**DATA SECTION**
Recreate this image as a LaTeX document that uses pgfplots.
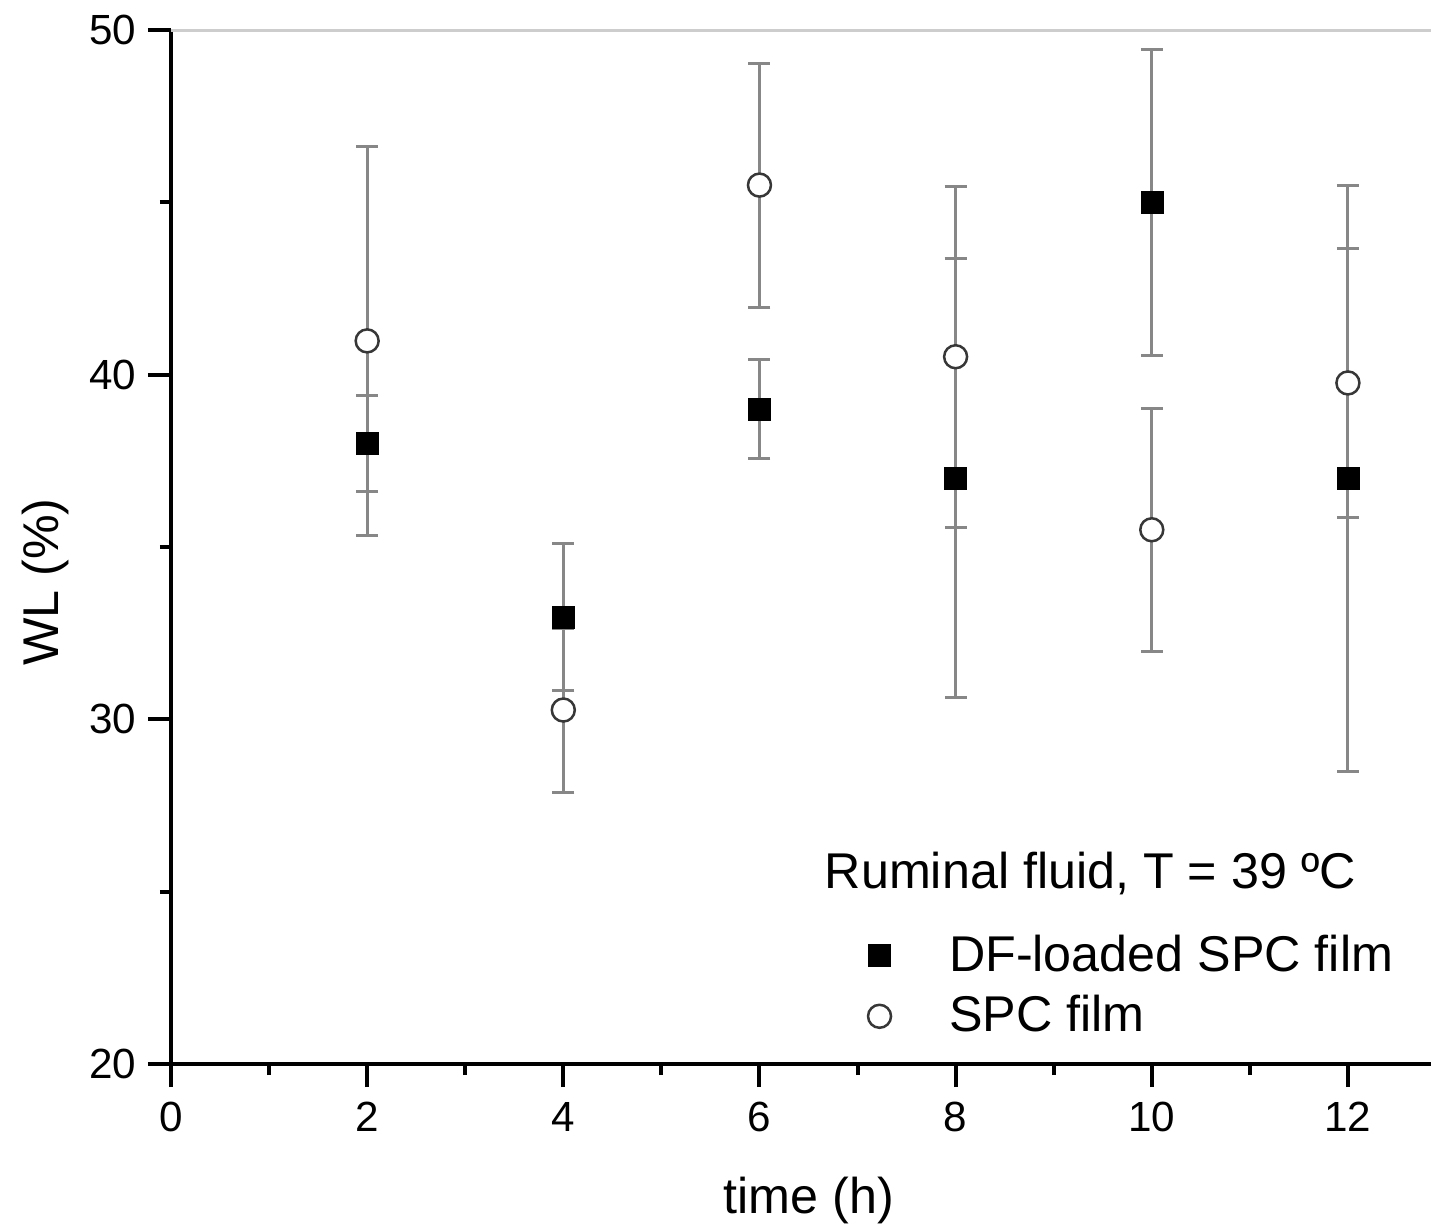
\documentclass[border=0pt]{standalone}
\usepackage{fontspec}
\setmainfont{Liberation Sans}
\usepackage{pgfplots}
\pgfplotsset{compat=1.18}
\usepackage{pgfplotstable}
\definecolor{eb}{RGB}{135,135,135}
\definecolor{topl}{RGB}{205,205,205}
\definecolor{circ}{RGB}{55,55,55}

\pgfplotstableread{
x y e
2 38.00 1.40
4 32.97 2.12
6 39.00 1.43
8 37.00 6.37
10 45.00 4.43
12 37.00 8.50
}\dftable

\pgfplotstableread{
x y e
2 40.98 5.65
4 30.27 2.38
6 45.50 3.54
8 40.52 4.95
10 35.50 3.53
12 39.76 3.89
}\spctable

\begin{document}
\begin{tikzpicture}
\begin{axis}[
  scale only axis,
  width=126mm, height=103.4mm,
  xmin=0, xmax=12.847, ymin=20, ymax=50,
  axis lines*=left,
  axis line style={-, line width=0.4mm, black},
  xtick={0,2,...,12}, ytick={20,30,40,50},
  minor xtick={1,3,...,11}, minor ytick={25,35,45},
  tick align=outside,
  major tick length=2.3mm, minor tick length=1.1mm,
  every tick/.style={line width=0.4mm, black},
  tick label style={font=\fontsize{12}{14}\selectfont},
  /pgf/number format/assume math mode=true,
  xticklabel style={anchor=base, inner sep=0pt, yshift=-4.4mm},
  yticklabel style={anchor=east, inner sep=0pt, xshift=-1.1mm},
  xlabel={time (h)},
  ylabel={WL (\%)},
  label style={font=\fontsize{14.3}{17}\selectfont},
  xlabel style={at={([yshift=-13.6mm]rel axis cs:0.5063,0)}, anchor=center, inner sep=0pt},
  ylabel style={at={([xshift=-12.6mm]rel axis cs:0,0.466)}, anchor=center, inner sep=0pt, rotate=0},
  clip=false,
  legend style={draw=none, fill=none, at={(axis cs:7.107,23.75)}, anchor=north west,
    inner sep=0pt, outer sep=0pt, column sep=5.8mm, row sep=1.9mm,
    nodes={inner sep=0pt, font=\fontsize{14.3}{17}\selectfont}},
  legend cell align=left,
  legend image code/.code={\draw[#1] plot coordinates {(0mm,0mm)};},
]
\draw[topl, line width=0.3mm] (rel axis cs:0,1) -- (rel axis cs:1,1);
\coordinate (ll) at (rel axis cs:0,0);
\coordinate (ur) at (rel axis cs:1,1);

\addplot[forget plot, only marks, mark=none,
  error bars/.cd, y dir=both, y explicit,
  error bar style={eb, line width=0.3mm},
  error mark=-,
  error mark options={eb, line width=0.3mm, mark size=1.1mm, rotate=90}]
  table[x=x, y=y, y error=e] {\dftable};
\addplot[forget plot, only marks, mark=none,
  error bars/.cd, y dir=both, y explicit,
  error bar style={eb, line width=0.3mm},
  error mark=-,
  error mark options={eb, line width=0.3mm, mark size=1.1mm, rotate=90}]
  table[x=x, y=y, y error=e] {\spctable};

\addplot[only marks, mark=square*, mark size=1.1mm,
  mark options={fill=black, draw=black, line width=0.1pt}]
  table[x=x, y=y] {\dftable};
\addlegendentry{DF-loaded SPC film}
\addplot[only marks, mark=*, mark size=1.15mm,
  mark options={fill=white, draw=circ, line width=0.25mm}]
  table[x=x, y=y] {\spctable};
\addlegendentry{SPC film}

\node[anchor=base west, inner sep=0pt, font=\fontsize{14.3}{17}\selectfont]
  at (axis cs:6.66,25.1) {Ruminal fluid, T = 39 ºC};
\end{axis}
\pgfresetboundingbox
\useasboundingbox ([shift={(-17.1mm,-15.9mm)}]ll) rectangle ([shift={(0mm,3mm)}]ur);
\end{tikzpicture}
\end{document}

**AIM OF THE TASK**
Reproduce the whole listing exactly, but not the images in it.

**ANSWER TO THE TASK**
Recreate this image as a LaTeX document that uses pgfplots.
\documentclass[border=0pt]{standalone}
\usepackage{fontspec}
\setmainfont{Liberation Sans}
\usepackage{pgfplots}
\pgfplotsset{compat=1.18}
\usepackage{pgfplotstable}
\definecolor{eb}{RGB}{135,135,135}
\definecolor{topl}{RGB}{205,205,205}
\definecolor{circ}{RGB}{55,55,55}

\pgfplotstableread{
x y e
2 38.00 1.40
4 32.97 2.12
6 39.00 1.43
8 37.00 6.37
10 45.00 4.43
12 37.00 8.50
}\dftable

\pgfplotstableread{
x y e
2 40.98 5.65
4 30.27 2.38
6 45.50 3.54
8 40.52 4.95
10 35.50 3.53
12 39.76 3.89
}\spctable

\begin{document}
\begin{tikzpicture}
\begin{axis}[
  scale only axis,
  width=126mm, height=103.4mm,
  xmin=0, xmax=12.847, ymin=20, ymax=50,
  axis lines*=left,
  axis line style={-, line width=0.4mm, black},
  xtick={0,2,...,12}, ytick={20,30,40,50},
  minor xtick={1,3,...,11}, minor ytick={25,35,45},
  tick align=outside,
  major tick length=2.3mm, minor tick length=1.1mm,
  every tick/.style={line width=0.4mm, black},
  tick label style={font=\fontsize{12}{14}\selectfont},
  /pgf/number format/assume math mode=true,
  xticklabel style={anchor=base, inner sep=0pt, yshift=-4.4mm},
  yticklabel style={anchor=east, inner sep=0pt, xshift=-1.1mm},
  xlabel={time (h)},
  ylabel={WL (\%)},
  label style={font=\fontsize{14.3}{17}\selectfont},
  xlabel style={at={([yshift=-13.6mm]rel axis cs:0.5063,0)}, anchor=center, inner sep=0pt},
  ylabel style={at={([xshift=-12.6mm]rel axis cs:0,0.466)}, anchor=center, inner sep=0pt, rotate=0},
  clip=false,
  legend style={draw=none, fill=none, at={(axis cs:7.107,23.75)}, anchor=north west,
    inner sep=0pt, outer sep=0pt, column sep=5.8mm, row sep=1.9mm,
    nodes={inner sep=0pt, font=\fontsize{14.3}{17}\selectfont}},
  legend cell align=left,
  legend image code/.code={\draw[#1] plot coordinates {(0mm,0mm)};},
]
\draw[topl, line width=0.3mm] (rel axis cs:0,1) -- (rel axis cs:1,1);
\coordinate (ll) at (rel axis cs:0,0);
\coordinate (ur) at (rel axis cs:1,1);

\addplot[forget plot, only marks, mark=none,
  error bars/.cd, y dir=both, y explicit,
  error bar style={eb, line width=0.3mm},
  error mark=-,
  error mark options={eb, line width=0.3mm, mark size=1.1mm, rotate=90}]
  table[x=x, y=y, y error=e] {\dftable};
\addplot[forget plot, only marks, mark=none,
  error bars/.cd, y dir=both, y explicit,
  error bar style={eb, line width=0.3mm},
  error mark=-,
  error mark options={eb, line width=0.3mm, mark size=1.1mm, rotate=90}]
  table[x=x, y=y, y error=e] {\spctable};

\addplot[only marks, mark=square*, mark size=1.1mm,
  mark options={fill=black, draw=black, line width=0.1pt}]
  table[x=x, y=y] {\dftable};
\addlegendentry{DF-loaded SPC film}
\addplot[only marks, mark=*, mark size=1.15mm,
  mark options={fill=white, draw=circ, line width=0.25mm}]
  table[x=x, y=y] {\spctable};
\addlegendentry{SPC film}

\node[anchor=base west, inner sep=0pt, font=\fontsize{14.3}{17}\selectfont]
  at (axis cs:6.66,25.1) {Ruminal fluid, T = 39 ºC};
\end{axis}
\pgfresetboundingbox
\useasboundingbox ([shift={(-17.1mm,-15.9mm)}]ll) rectangle ([shift={(0mm,3mm)}]ur);
\end{tikzpicture}
\end{document}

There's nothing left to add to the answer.